Avec Joe, David Gordon Green confirme un retour en grâce amorcé par le beau Prince Avalanche primé à Berlin l’année dernière, après une progressive baisse de régime autour de l’écurie comique de Judd Appatow. Sous des faux airs du Mud de Jeff Nichols (avec qui Green a fait ses études), Joe revient dans le sud dur et traditionnel pour y conter l’histoire d’un ancien taulard fatigué (Joe – Nicolas Cage) retrouvant toute sa hargne pour sauver un pauvre gamin perdu (Gary – Tye Sherridan, déjà héros de Mud) des griffes de son horrible bourreau alcoolique de père, Wade (interprété par Gary Poulder, un excellent acteur non-professionnel).
Dans le monde tragique de Joe, la misère fait du devoir quotidien à la fois un salut et un arrachement à tout ce qui est bon. Ainsi Joe, engourdi par la chaleur et l’alcool, doit franchir les limites pour retrouver le sel d’une vie qu’il perd à la gagner. Ainsi la cruauté infâme de Wade sonne comme un cri de révolte à cet immobilisme vain et son alcoolisme comme une punition à l’absurdité de l’existence. Entre ces deux figures antagonistes de père, Gary devra apprendre à se battre et devenir un homme.

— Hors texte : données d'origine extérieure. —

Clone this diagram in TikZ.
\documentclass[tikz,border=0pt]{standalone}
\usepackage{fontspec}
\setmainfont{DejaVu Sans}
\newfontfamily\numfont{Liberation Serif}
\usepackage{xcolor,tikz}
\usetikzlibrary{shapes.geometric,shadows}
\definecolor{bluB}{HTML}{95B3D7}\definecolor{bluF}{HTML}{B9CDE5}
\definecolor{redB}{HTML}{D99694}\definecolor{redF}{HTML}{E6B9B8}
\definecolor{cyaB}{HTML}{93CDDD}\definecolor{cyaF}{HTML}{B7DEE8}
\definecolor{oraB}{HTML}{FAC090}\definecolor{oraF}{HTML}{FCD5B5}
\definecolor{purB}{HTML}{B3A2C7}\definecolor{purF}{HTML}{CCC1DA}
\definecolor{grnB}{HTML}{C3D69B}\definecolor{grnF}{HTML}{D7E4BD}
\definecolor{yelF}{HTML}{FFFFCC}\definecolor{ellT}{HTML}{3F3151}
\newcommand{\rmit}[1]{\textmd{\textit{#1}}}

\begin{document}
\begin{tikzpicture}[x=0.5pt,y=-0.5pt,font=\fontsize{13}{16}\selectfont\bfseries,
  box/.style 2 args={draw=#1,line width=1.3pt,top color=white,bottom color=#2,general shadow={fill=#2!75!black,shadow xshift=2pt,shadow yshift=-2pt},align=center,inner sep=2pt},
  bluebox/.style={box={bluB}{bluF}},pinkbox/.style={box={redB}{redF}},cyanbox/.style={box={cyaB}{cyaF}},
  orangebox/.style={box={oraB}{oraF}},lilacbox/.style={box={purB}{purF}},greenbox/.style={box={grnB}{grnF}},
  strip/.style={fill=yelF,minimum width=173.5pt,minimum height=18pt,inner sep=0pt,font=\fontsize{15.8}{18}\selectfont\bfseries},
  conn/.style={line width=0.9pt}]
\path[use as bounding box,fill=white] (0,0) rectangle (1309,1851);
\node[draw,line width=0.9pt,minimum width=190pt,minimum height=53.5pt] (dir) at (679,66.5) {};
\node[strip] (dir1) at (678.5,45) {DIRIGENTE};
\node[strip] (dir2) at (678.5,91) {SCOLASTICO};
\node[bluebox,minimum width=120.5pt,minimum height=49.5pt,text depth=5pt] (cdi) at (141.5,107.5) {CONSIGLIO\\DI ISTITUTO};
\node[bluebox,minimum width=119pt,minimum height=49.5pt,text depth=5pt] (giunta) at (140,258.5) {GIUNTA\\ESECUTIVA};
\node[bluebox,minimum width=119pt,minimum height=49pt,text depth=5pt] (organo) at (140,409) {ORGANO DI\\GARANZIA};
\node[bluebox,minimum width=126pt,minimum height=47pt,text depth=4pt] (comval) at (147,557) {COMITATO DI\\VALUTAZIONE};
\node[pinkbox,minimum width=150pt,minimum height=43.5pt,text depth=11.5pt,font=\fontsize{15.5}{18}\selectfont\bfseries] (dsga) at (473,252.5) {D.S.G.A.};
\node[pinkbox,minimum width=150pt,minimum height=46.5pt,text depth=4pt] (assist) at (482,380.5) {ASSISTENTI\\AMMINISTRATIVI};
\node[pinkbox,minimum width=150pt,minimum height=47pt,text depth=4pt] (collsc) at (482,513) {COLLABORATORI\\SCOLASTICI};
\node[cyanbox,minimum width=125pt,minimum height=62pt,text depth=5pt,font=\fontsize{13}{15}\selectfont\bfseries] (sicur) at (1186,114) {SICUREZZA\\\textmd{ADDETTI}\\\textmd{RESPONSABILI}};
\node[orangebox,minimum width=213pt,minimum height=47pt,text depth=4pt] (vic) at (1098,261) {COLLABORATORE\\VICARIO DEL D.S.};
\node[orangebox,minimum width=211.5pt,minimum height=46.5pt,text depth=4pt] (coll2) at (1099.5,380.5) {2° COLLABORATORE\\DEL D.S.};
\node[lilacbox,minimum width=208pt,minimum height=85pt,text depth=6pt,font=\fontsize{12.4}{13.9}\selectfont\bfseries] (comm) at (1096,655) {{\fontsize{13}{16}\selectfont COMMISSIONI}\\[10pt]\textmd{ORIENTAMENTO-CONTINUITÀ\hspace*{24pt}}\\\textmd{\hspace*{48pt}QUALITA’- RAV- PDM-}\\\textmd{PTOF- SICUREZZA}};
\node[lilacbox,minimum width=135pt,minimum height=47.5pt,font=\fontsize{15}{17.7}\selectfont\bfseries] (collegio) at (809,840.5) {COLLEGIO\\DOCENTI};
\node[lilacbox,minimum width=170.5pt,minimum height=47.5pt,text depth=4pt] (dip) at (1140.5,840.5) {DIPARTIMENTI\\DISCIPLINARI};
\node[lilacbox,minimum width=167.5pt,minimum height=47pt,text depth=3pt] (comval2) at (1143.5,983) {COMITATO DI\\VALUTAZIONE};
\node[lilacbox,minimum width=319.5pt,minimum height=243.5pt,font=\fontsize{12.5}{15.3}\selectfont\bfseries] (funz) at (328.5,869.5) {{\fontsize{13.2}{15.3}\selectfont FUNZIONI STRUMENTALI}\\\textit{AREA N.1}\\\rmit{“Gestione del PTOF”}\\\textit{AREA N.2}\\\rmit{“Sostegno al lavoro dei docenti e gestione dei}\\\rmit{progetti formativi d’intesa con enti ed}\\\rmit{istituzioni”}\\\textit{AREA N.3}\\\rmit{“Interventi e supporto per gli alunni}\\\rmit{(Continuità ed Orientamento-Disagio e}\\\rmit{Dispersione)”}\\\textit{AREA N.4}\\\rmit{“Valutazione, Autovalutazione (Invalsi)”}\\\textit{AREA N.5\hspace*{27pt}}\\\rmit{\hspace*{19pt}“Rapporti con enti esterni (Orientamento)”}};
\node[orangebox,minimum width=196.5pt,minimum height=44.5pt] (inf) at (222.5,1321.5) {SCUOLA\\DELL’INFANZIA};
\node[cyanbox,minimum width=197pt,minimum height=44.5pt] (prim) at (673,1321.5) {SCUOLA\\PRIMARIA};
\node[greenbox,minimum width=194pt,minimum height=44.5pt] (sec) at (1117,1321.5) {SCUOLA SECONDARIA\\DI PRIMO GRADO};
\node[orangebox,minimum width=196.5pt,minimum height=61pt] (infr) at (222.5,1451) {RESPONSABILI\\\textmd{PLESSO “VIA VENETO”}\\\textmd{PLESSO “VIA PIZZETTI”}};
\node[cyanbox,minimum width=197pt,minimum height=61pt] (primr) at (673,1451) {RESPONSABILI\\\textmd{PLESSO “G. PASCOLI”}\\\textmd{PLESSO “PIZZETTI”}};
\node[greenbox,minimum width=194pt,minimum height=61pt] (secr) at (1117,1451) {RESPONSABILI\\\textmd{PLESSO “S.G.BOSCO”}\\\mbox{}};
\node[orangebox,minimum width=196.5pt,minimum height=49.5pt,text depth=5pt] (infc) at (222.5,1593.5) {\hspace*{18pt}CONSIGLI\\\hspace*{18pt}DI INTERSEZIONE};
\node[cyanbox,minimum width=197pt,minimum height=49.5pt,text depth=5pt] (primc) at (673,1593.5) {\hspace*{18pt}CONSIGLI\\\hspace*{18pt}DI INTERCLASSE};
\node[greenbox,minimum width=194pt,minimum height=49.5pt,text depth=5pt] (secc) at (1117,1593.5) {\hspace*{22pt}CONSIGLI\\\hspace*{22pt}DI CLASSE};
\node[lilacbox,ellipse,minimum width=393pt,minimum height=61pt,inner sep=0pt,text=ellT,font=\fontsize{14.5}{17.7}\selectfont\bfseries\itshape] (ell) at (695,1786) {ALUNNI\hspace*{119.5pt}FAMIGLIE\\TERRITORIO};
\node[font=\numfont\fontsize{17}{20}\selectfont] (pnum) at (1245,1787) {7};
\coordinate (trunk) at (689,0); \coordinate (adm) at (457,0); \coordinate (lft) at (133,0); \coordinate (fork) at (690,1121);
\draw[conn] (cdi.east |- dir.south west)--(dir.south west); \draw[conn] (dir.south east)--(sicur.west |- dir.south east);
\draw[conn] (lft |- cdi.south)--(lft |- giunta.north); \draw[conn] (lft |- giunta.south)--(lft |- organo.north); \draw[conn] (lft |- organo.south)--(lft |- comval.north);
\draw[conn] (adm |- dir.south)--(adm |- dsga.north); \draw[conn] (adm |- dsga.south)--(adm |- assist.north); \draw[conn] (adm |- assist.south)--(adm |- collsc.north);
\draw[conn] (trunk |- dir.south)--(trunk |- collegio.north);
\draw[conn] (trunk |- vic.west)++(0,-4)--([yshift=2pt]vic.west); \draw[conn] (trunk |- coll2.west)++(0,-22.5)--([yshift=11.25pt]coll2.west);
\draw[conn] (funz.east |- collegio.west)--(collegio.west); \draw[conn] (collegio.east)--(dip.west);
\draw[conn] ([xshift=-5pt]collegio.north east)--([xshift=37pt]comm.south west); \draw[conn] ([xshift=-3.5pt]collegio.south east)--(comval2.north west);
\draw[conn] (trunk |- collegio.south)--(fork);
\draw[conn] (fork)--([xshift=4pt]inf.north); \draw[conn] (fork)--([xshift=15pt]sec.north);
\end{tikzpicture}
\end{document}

S’il utilise à bon escient le symbolisme d’une telle histoire, David Gordon Green, pour éviter la lourdeur d’un programme initiatique et mythologique aussi entendu, en brise la puissance grandiloquente, et plonge son film dans un subtil mélange entre un réalisme vivifiant (laissant espace et temps d’existence à une multitude de personnages secondaires, faisant miroiter un monde entier de tendresse et d’horreur) et une mélancolie contemplative, portée par quelques effets de styles simples et une musique enlevée.
Les détracteurs du Prince Avalanche lui reprochaient l’insuffisance d’un minimalisme qui priverait de surprise, comme s’ils attendaient, regardant du beau, qu’il se mette à brûler – bien sûr, le film n’avait rien d’autre à offrir que cette douceur, qui suspendait le film dans la jolie immaturité de ses personnages. Si en l’occurrence ceux de Joe sont des hommes durs et violents, et qu’eux finissent bien par exploser, le film les berce pourtant dans la même narration lente et généreuse, pleine de digressions et, chose importante, d’humour.
En effet, se glissent inopinément dans le mythe quelques sketches qui viennent le coller au réel, comme une scène ou Gary s’amuse avec son père de son ébriété, quand ce dernier se lance dans un incroyable cours de hip hop. Les voici, les surprises dans le cinéma de David Gordon Green ; plutôt que de bâtir de grandes démonstrations autour de motifs millénaires, il les abandonne à ses personnages et à ses acteurs. Au centre, Nicolas Cage aux fêlures apparentes trouve un rôle taillé pour lui : celui d’un homme juste, maudit par sa trop grande force et son exubérance, ligoté par des règles plus étroites que lui jusqu’à ce qu’une ultime folie le ranime pour de bon.
Avec ce film, dont les dimensions modestes sont dessinées par la simplicité de l’auteur, David Gordon Green rejoint Jeff Nichols mais aussi James Gray dans le camp des artisans de la tragédie douce, genre qui aura donné ces dernières années parmi les plus belles pépites du cinéma indépendant américain contemporain.